-- Aim --
Only the lines from the start of the data below through the line that contains "var axisColor = '#555';" are to be copied, exactly and without pictures.

[START OF Information supplied]

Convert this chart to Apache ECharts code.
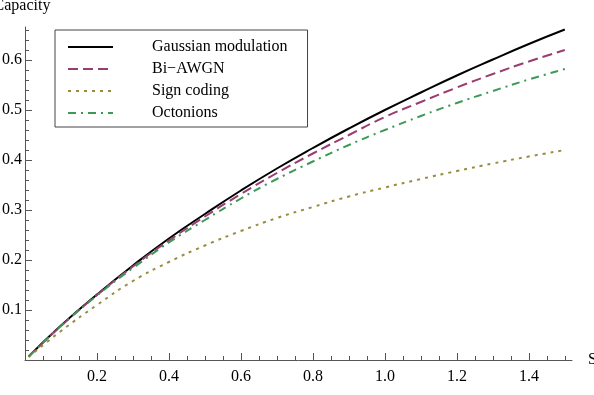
<!DOCTYPE html>
<html style="height: 100%">
<head>
    <meta charset="UTF-8" />
    <title>Capacity</title>
    <script src="https://cdn.jsdelivr.net/npm/echarts@6.0.0/dist/echarts.min.js"></script>
</head>
<body style="height: 100%; margin: 0; background: #fff">
    <div id="main" style="width: 594px; height: 395px"></div>
    <script type="text/javascript">
        // values
        var snr = [0.01, 0.1, 0.2, 0.3, 0.4, 0.5, 0.6, 0.7, 0.8, 0.9, 1.0, 1.1, 1.2, 1.3, 1.4, 1.5];
        var gaussian = [0.007, 0.069, 0.131, 0.189, 0.243, 0.292, 0.339, 0.383, 0.424, 0.463, 0.500, 0.535, 0.569, 0.601, 0.632, 0.661];
        var biAwgn = [0.007, 0.068, 0.130, 0.187, 0.239, 0.287, 0.332, 0.374, 0.413, 0.450, 0.486, 0.516, 0.545, 0.572, 0.597, 0.620];
        var signCoding = [0.006, 0.058, 0.110, 0.158, 0.196, 0.229, 0.258, 0.284, 0.306, 0.327, 0.345, 0.362, 0.378, 0.393, 0.407, 0.420];
        var octonions = [0.007, 0.068, 0.129, 0.184, 0.235, 0.280, 0.323, 0.362, 0.397, 0.430, 0.460, 0.488, 0.514, 0.538, 0.561, 0.582];

        var names = ['Gaussian modulation', 'Bi\u2212AWGN', 'Sign coding', 'Octonions'];

        var font = 'Liberation Serif';
        var axisColor = '#555';

        function pairs(ys) {
            return snr.map(function (x, i) { return [x, ys[i]]; });
        }

        function line(name, ys, color, type) {
            return {
                name: name,
                type: 'line',
                xAxisIndex: 0,
                yAxisIndex: 0,
                data: pairs(ys),
                smooth: true,
                symbol: 'none',
                silent: true,
                lineStyle: { color: color, width: 2, type: type },
                itemStyle: { color: color }
            };
        }

        // grid 0 draws the axis lines, grid 1 the short ticks, grid 2 the long ticks and labels
        function axis(dim, grid, max, interval, tickLen, showLine, showLabels) {
            return {
                type: 'value', gridIndex: grid, min: 0, max: max, interval: interval,
                position: dim === 'x' ? 'bottom' : 'left',
                axisLine: { show: showLine, onZero: true, lineStyle: { color: axisColor, width: 1 } },
                axisTick: { show: tickLen > 0, inside: true, length: tickLen, lineStyle: { color: axisColor } },
                axisLabel: {
                    show: showLabels, margin: dim === 'x' ? 9 : 3,
                    color: '#000', fontFamily: font, fontSize: 16,
                    formatter: function (v) { return v > 0.001 ? v.toFixed(1) : ''; }
                },
                splitLine: { show: false }
            };
        }

        var xMain = axis('x', 0, 1.52, 0.04, 0, true, false);
        xMain.name = 'S';
        xMain.nameLocation = 'end';
        xMain.nameGap = 16;
        xMain.nameTextStyle = { color: '#000', fontFamily: font, fontSize: 16 };

        var yMain = axis('y', 0, 0.666, 0.018, 0, true, false);
        yMain.name = 'Capacity';
        yMain.nameLocation = 'end';
        yMain.nameGap = 13;
        yMain.nameTextStyle = { color: '#000', fontFamily: font, fontSize: 16, padding: [0, 6, 0, 0] };

        var chartDom = document.getElementById('main');
        var myChart = echarts.init(chartDom, null, { renderer: 'canvas' });

        var gridBase = { outerBoundsMode: 'none', containLabel: false };
        var option = {
            animation: false,
            grid: [
                Object.assign({ left: 25, top: 27, width: 547, height: 333 }, gridBase),
                Object.assign({ left: 25, top: 30, width: 540, height: 330 }, gridBase),
                Object.assign({ left: 25, top: 60, width: 504, height: 300 }, gridBase)
            ],
            legend: {
                orient: 'vertical',
                left: 55, top: 30,
                padding: [9, 20, 6, 12],
                itemGap: 6,
                itemWidth: 45,
                itemHeight: 14,
                borderColor: '#444',
                borderWidth: 1,
                selectedMode: false,
                data: names,
                itemStyle: { opacity: 0 },
                textStyle: { color: '#000', fontFamily: font, fontSize: 16, padding: [0, 0, 0, 34], lineHeight: 14 }
            },
            xAxis: [
                xMain,
                axis('x', 1, 1.5, 0.05, 4, false, false),
                axis('x', 2, 1.4, 0.2, 7, false, true)
            ],
            yAxis: [
                yMain,
                axis('y', 1, 0.66, 0.02, 4, false, false),
                axis('y', 2, 0.6, 0.1, 7, false, true)
            ],
            series: [
                line(names[0], gaussian, '#000000', 'solid'),
                line(names[1], biAwgn, '#993d71', [10, 5]),
                line(names[2], signCoding, '#998c3d', [3, 5]),
                line(names[3], octonions, '#3d9956', [8, 5, 2, 5])
            ]
        };
        myChart.setOption(option);
    </script>
</body>
</html>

[END OF Information supplied]

-- Problem solution --
Convert this chart to Apache ECharts code.
<!DOCTYPE html>
<html style="height: 100%">
<head>
    <meta charset="UTF-8" />
    <title>Capacity</title>
    <script src="https://cdn.jsdelivr.net/npm/echarts@6.0.0/dist/echarts.min.js"></script>
</head>
<body style="height: 100%; margin: 0; background: #fff">
    <div id="main" style="width: 594px; height: 395px"></div>
    <script type="text/javascript">
        // values
        var snr = [0.01, 0.1, 0.2, 0.3, 0.4, 0.5, 0.6, 0.7, 0.8, 0.9, 1.0, 1.1, 1.2, 1.3, 1.4, 1.5];
        var gaussian = [0.007, 0.069, 0.131, 0.189, 0.243, 0.292, 0.339, 0.383, 0.424, 0.463, 0.500, 0.535, 0.569, 0.601, 0.632, 0.661];
        var biAwgn = [0.007, 0.068, 0.130, 0.187, 0.239, 0.287, 0.332, 0.374, 0.413, 0.450, 0.486, 0.516, 0.545, 0.572, 0.597, 0.620];
        var signCoding = [0.006, 0.058, 0.110, 0.158, 0.196, 0.229, 0.258, 0.284, 0.306, 0.327, 0.345, 0.362, 0.378, 0.393, 0.407, 0.420];
        var octonions = [0.007, 0.068, 0.129, 0.184, 0.235, 0.280, 0.323, 0.362, 0.397, 0.430, 0.460, 0.488, 0.514, 0.538, 0.561, 0.582];

        var names = ['Gaussian modulation', 'Bi\u2212AWGN', 'Sign coding', 'Octonions'];

        var font = 'Liberation Serif';
        var axisColor = '#555';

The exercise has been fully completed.